5g how many ghz

5G technology operates across a wide range of frequencies, divided into three main categories: low-band, mid-band, and high-band (millimeter wave or mmWave). Here’s a detailed breakdown:

1. Low-Band 5G

• Frequency Range: Below 1 GHz, typically between 600 MHz and 1 GHz.
• Characteristics:
  • Coverage: Excellent for wide-area and rural coverage due to its ability to travel long distances and penetrate buildings.
  • Speed: Lower speeds compared to mid-band and high-band, often similar to 4G LTE.
  • Use Cases: Ideal for broad coverage and basic connectivity.

2. Mid-Band 5G

• Frequency Range: Between 1 GHz and 6 GHz, with a common focus around 3.3 GHz to 3.8 GHz.
• Characteristics:
  • Coverage: Good balance between coverage and capacity, suitable for urban and suburban areas.
  • Speed: Higher speeds than low-band, offering a good mix of coverage and performance.
  • Use Cases: Enhanced mobile broadband, IoT applications, and general urban connectivity.

3. High-Band 5G (mmWave)

• Frequency Range: Typically between 24 GHz and 39 GHz, but can extend up to 71 GHz.
• Characteristics:
  • Coverage: Limited range and poor penetration through obstacles like buildings and trees.
  • Speed: Extremely high speeds and low latency, capable of delivering gigabit-per-second data rates.
  • Use Cases: Dense urban areas, stadiums, and other high-traffic environments where high capacity and low latency are crucial.

Technical Details

• Frequency Range 1 (FR1): Covers sub-6 GHz frequencies, including traditional cellular bands and new spectrum allocations from 410 MHz to 7125 MHz.
• Frequency Range 2 (FR2): Includes mmWave frequencies from 24.25 GHz to 71.0 GHz.

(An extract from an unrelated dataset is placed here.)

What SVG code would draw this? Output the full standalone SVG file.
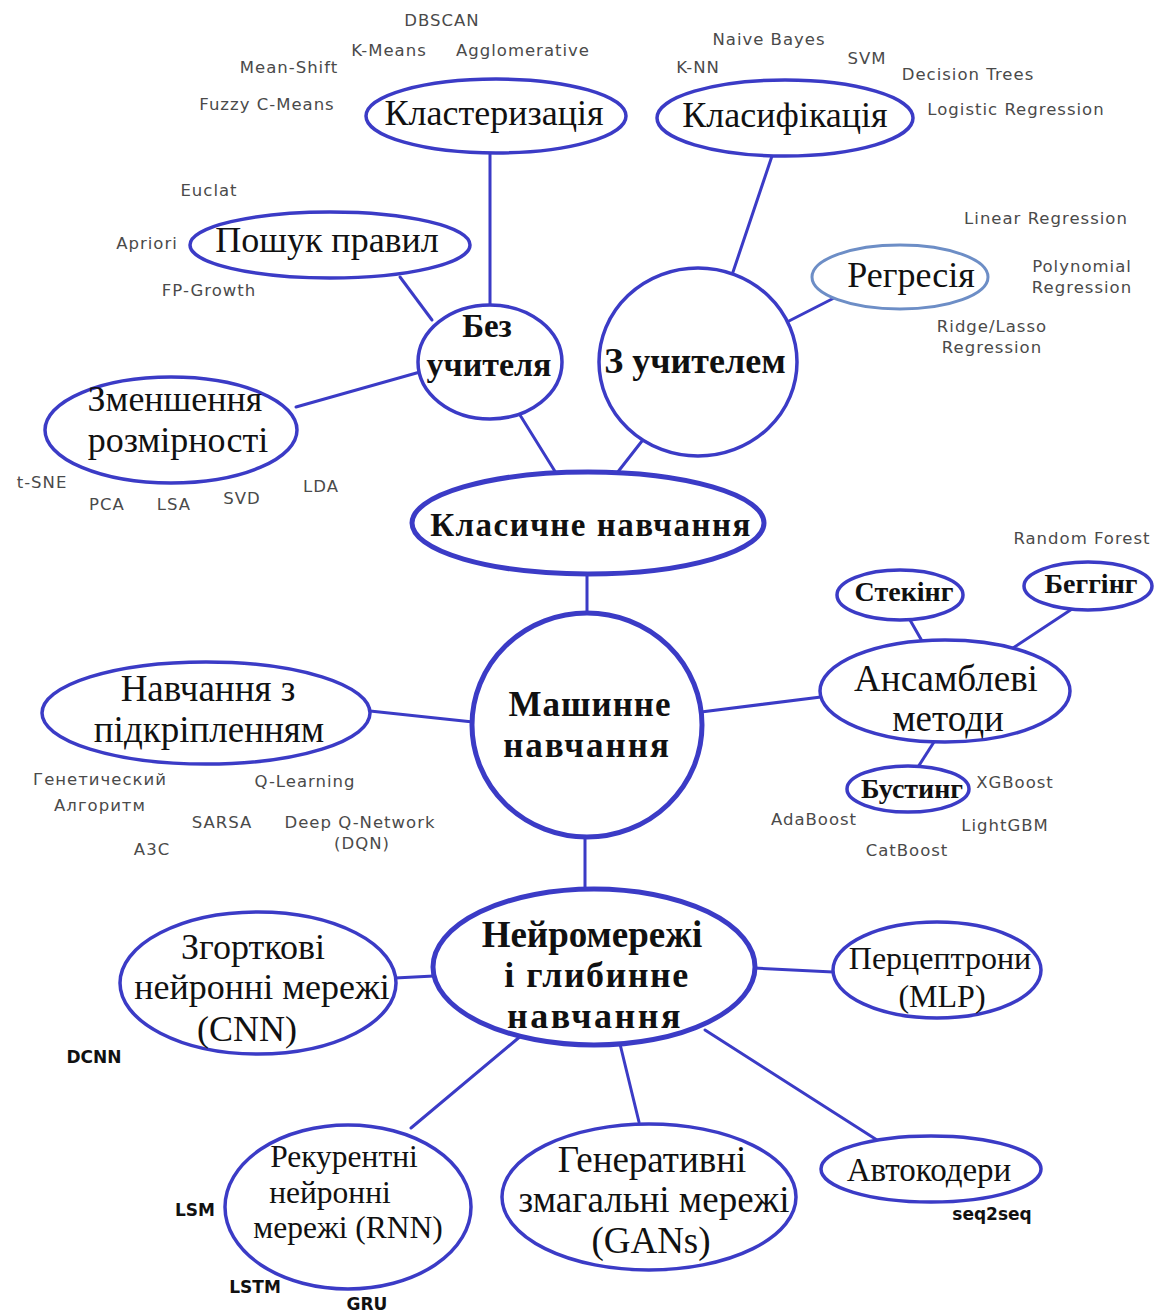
<svg xmlns="http://www.w3.org/2000/svg" width="1169" height="1314" viewBox="0 0 1169 1314">
  <style>
    .bg { fill: #ffffff; }
    .node { fill: #ffffff; stroke: #3b3bc6; stroke-width: 3.5; }
    .node-thick { fill: #ffffff; stroke: #3b3bc6; stroke-width: 5; }
    .node-light { fill: #ffffff; stroke: #6d8ec6; stroke-width: 3; }
    .edge { stroke: #3b3bc6; stroke-width: 3; fill: none; stroke-linecap: round; }
    .lbl { font-family: "Liberation Serif", "Times New Roman", serif; fill: #111; text-anchor: middle; }
    .lbl-b { font-family: "Liberation Serif", "Times New Roman", serif; font-weight: bold; fill: #111; text-anchor: middle; }
    .algo { font-family: "DejaVu Sans", "Noto Sans", sans-serif; font-size: 16.5px; letter-spacing: 1px; fill: #4a4a4a; text-anchor: middle; }
    .algo-b { font-family: "DejaVu Sans", "Noto Sans", sans-serif; font-weight: bold; font-size: 17px; fill: #111; text-anchor: middle; }
  </style>
  <rect class="bg" x="0" y="0" width="1169" height="1314"/>

  <!-- connectors -->
  <g id="connectors">
    <line class="edge" x1="490" y1="153" x2="490" y2="305"/>
    <line class="edge" x1="400" y1="277" x2="432" y2="320"/>
    <line class="edge" x1="296" y1="407" x2="420" y2="372"/>
    <line class="edge" x1="520" y1="415" x2="556" y2="473"/>
    <line class="edge" x1="642" y1="441" x2="617" y2="473"/>
    <line class="edge" x1="772" y1="156" x2="733" y2="272"/>
    <line class="edge" x1="836" y1="297" x2="787" y2="322"/>
    <line class="edge" x1="587" y1="574" x2="587" y2="613"/>
    <line class="edge" x1="370" y1="711" x2="473" y2="722"/>
    <line class="edge" x1="701" y1="712" x2="821" y2="697"/>
    <line class="edge" x1="922" y1="641" x2="910" y2="620"/>
    <line class="edge" x1="1013" y1="648" x2="1072" y2="609"/>
    <line class="edge" x1="934" y1="742" x2="918" y2="767"/>
    <line class="edge" x1="585" y1="837" x2="585" y2="890"/>
    <line class="edge" x1="434" y1="976" x2="395" y2="978"/>
    <line class="edge" x1="754" y1="968" x2="833" y2="972"/>
    <line class="edge" x1="522" y1="1035" x2="411" y2="1128"/>
    <line class="edge" x1="620" y1="1044" x2="639" y2="1122"/>
    <line class="edge" x1="705" y1="1030" x2="877" y2="1140"/>
  </g>

  <!-- classical learning branch -->
  <g id="clustering">
    <ellipse class="node" cx="496" cy="116" rx="130" ry="37"/>
    <text class="lbl" x="494" y="125" font-size="36">Кластеризація</text>
  </g>
  <g id="classification">
    <ellipse class="node" cx="785" cy="118" rx="128" ry="38"/>
    <text class="lbl" x="785" y="127" font-size="36">Класифікація</text>
  </g>
  <g id="rules">
    <ellipse class="node" cx="330" cy="245" rx="140" ry="33"/>
    <text class="lbl" x="327" y="252" font-size="36">Пошук правил</text>
  </g>
  <g id="unsupervised">
    <ellipse class="node" cx="490" cy="362" rx="72" ry="57"/>
    <text class="lbl-b" x="487" y="337" font-size="33">Без</text>
    <text class="lbl-b" x="489" y="376" font-size="34">учителя</text>
  </g>
  <g id="supervised">
    <ellipse class="node" cx="698" cy="362" rx="99" ry="94"/>
    <text class="lbl-b" x="695" y="373" font-size="36">З учителем</text>
  </g>
  <g id="regression">
    <ellipse class="node-light" cx="900" cy="277" rx="88" ry="32"/>
    <text class="lbl" x="911" y="287" font-size="36">Регресія</text>
  </g>
  <g id="dimreduction">
    <ellipse class="node" cx="171" cy="430" rx="126" ry="53"/>
    <text class="lbl" x="175" y="411" font-size="36">Зменшення</text>
    <text class="lbl" x="178" y="452" font-size="36">розмірності</text>
  </g>
  <g id="classical">
    <ellipse class="node-thick" cx="588" cy="523" rx="176" ry="51"/>
    <text class="lbl-b" x="591" y="536" font-size="33" letter-spacing="1.5">Класичне навчання</text>
  </g>

  <!-- root -->
  <g id="ml">
    <ellipse class="node-thick" cx="587" cy="725" rx="115" ry="112"/>
    <text class="lbl-b" x="590" y="716" font-size="35" letter-spacing="1">Машинне</text>
    <text class="lbl-b" x="587" y="757" font-size="35" letter-spacing="2">навчання</text>
  </g>

  <!-- reinforcement learning -->
  <g id="reinforcement">
    <ellipse class="node" cx="206" cy="713" rx="164" ry="51"/>
    <text class="lbl" x="208" y="701" font-size="37">Навчання з</text>
    <text class="lbl" x="209" y="742" font-size="37">підкріпленням</text>
  </g>

  <!-- ensembles -->
  <g id="ensembles">
    <ellipse class="node" cx="945" cy="691" rx="125" ry="51"/>
    <text class="lbl" x="946" y="691" font-size="37">Ансамблеві</text>
    <text class="lbl" x="948" y="731" font-size="37">методи</text>
  </g>
  <g id="stacking">
    <ellipse class="node" cx="900" cy="595" rx="63" ry="25"/>
    <text class="lbl-b" x="904" y="601" font-size="28">Стекінг</text>
  </g>
  <g id="bagging">
    <ellipse class="node" cx="1088" cy="586" rx="64" ry="24"/>
    <text class="lbl-b" x="1091" y="593" font-size="28">Беггінг</text>
  </g>
  <g id="boosting">
    <ellipse class="node" cx="908" cy="789" rx="61" ry="23"/>
    <text class="lbl-b" x="912" y="798" font-size="28">Бустинг</text>
  </g>

  <!-- neural networks -->
  <g id="neural">
    <ellipse class="node-thick" cx="594" cy="967" rx="161" ry="78"/>
    <text class="lbl-b" x="592" y="947" font-size="37">Нейромережі</text>
    <text class="lbl-b" x="597" y="987" font-size="36" letter-spacing="1.5">і глибинне</text>
    <text class="lbl-b" x="595" y="1028" font-size="36" letter-spacing="2.5">навчання</text>
  </g>
  <g id="cnn">
    <ellipse class="node" cx="258" cy="983" rx="138" ry="71"/>
    <text class="lbl" x="253" y="959" font-size="36">Згорткові</text>
    <text class="lbl" x="262" y="999" font-size="36">нейронні мережі</text>
    <text class="lbl" x="247" y="1041" font-size="36">(CNN)</text>
  </g>
  <g id="mlp">
    <ellipse class="node" cx="937" cy="970" rx="104" ry="48"/>
    <text class="lbl" x="940" y="969" font-size="32">Перцептрони</text>
    <text class="lbl" x="942" y="1007" font-size="32">(MLP)</text>
  </g>
  <g id="rnn">
    <ellipse class="node" cx="348" cy="1207" rx="123" ry="82"/>
    <text class="lbl" x="344" y="1167" font-size="31.5">Рекурентні</text>
    <text class="lbl" x="330" y="1203" font-size="31.5">нейронні</text>
    <text class="lbl" x="348" y="1238" font-size="31.5">мережі (RNN)</text>
  </g>
  <g id="gan">
    <ellipse class="node" cx="649" cy="1197" rx="147" ry="73"/>
    <text class="lbl" x="652" y="1172" font-size="37">Генеративні</text>
    <text class="lbl" x="654" y="1212" font-size="37">змагальні мережі</text>
    <text class="lbl" x="651" y="1253" font-size="37">(GANs)</text>
  </g>
  <g id="autoencoders">
    <ellipse class="node" cx="931" cy="1169" rx="110" ry="33"/>
    <text class="lbl" x="929" y="1181" font-size="33">Автокодери</text>
  </g>

  <!-- algorithm names -->
  <g id="algorithms">
    <text class="algo" x="442" y="26">DBSCAN</text>
    <text class="algo" x="389" y="56">K-Means</text>
    <text class="algo" x="523" y="56">Agglomerative</text>
    <text class="algo" x="289" y="73">Mean-Shift</text>
    <text class="algo" x="267" y="110">Fuzzy C-Means</text>
    <text class="algo" x="769" y="45">Naive Bayes</text>
    <text class="algo" x="698" y="73">K-NN</text>
    <text class="algo" x="867" y="64">SVM</text>
    <text class="algo" x="968" y="80">Decision Trees</text>
    <text class="algo" x="1016" y="115">Logistic Regression</text>
    <text class="algo" x="209" y="196">Euclat</text>
    <text class="algo" x="147" y="249">Apriori</text>
    <text class="algo" x="209" y="296">FP-Growth</text>
    <text class="algo" x="1046" y="224">Linear Regression</text>
    <text class="algo" x="1082" y="272">Polynomial</text>
    <text class="algo" x="1082" y="293">Regression</text>
    <text class="algo" x="992" y="332">Ridge/Lasso</text>
    <text class="algo" x="992" y="353">Regression</text>
    <text class="algo" x="42" y="488">t-SNE</text>
    <text class="algo" x="107" y="510">PCA</text>
    <text class="algo" x="174" y="510">LSA</text>
    <text class="algo" x="242" y="504">SVD</text>
    <text class="algo" x="321" y="492">LDA</text>
    <text class="algo" x="1082" y="544">Random Forest</text>
    <text class="algo" x="100" y="785">Генетический</text>
    <text class="algo" x="100" y="811">Алгоритм</text>
    <text class="algo" x="305" y="787">Q-Learning</text>
    <text class="algo" x="222" y="828">SARSA</text>
    <text class="algo" x="360" y="828">Deep Q-Network</text>
    <text class="algo" x="362" y="849">(DQN)</text>
    <text class="algo" x="152" y="855">A3C</text>
    <text class="algo" x="1015" y="788">XGBoost</text>
    <text class="algo" x="814" y="825">AdaBoost</text>
    <text class="algo" x="1005" y="831">LightGBM</text>
    <text class="algo" x="907" y="856">CatBoost</text>
    <text class="algo-b" x="94" y="1063">DCNN</text>
    <text class="algo-b" x="195" y="1216">LSM</text>
    <text class="algo-b" x="255" y="1293">LSTM</text>
    <text class="algo-b" x="367" y="1310">GRU</text>
    <text class="algo-b" x="992" y="1220" font-size="14">seq2seq</text>
  </g>
</svg>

Why Different Frequencies Matter

• Low-Band: Provides broad coverage and reliable connectivity over long distances, but with lower data rates.
• Mid-Band: Offers a balanced approach with decent coverage and higher data rates, making it ideal for most urban and suburban deployments.
• High-Band (mmWave): Delivers ultra-fast speeds and low latency but is limited to short-range applications due to its inability to penetrate obstacles effectively.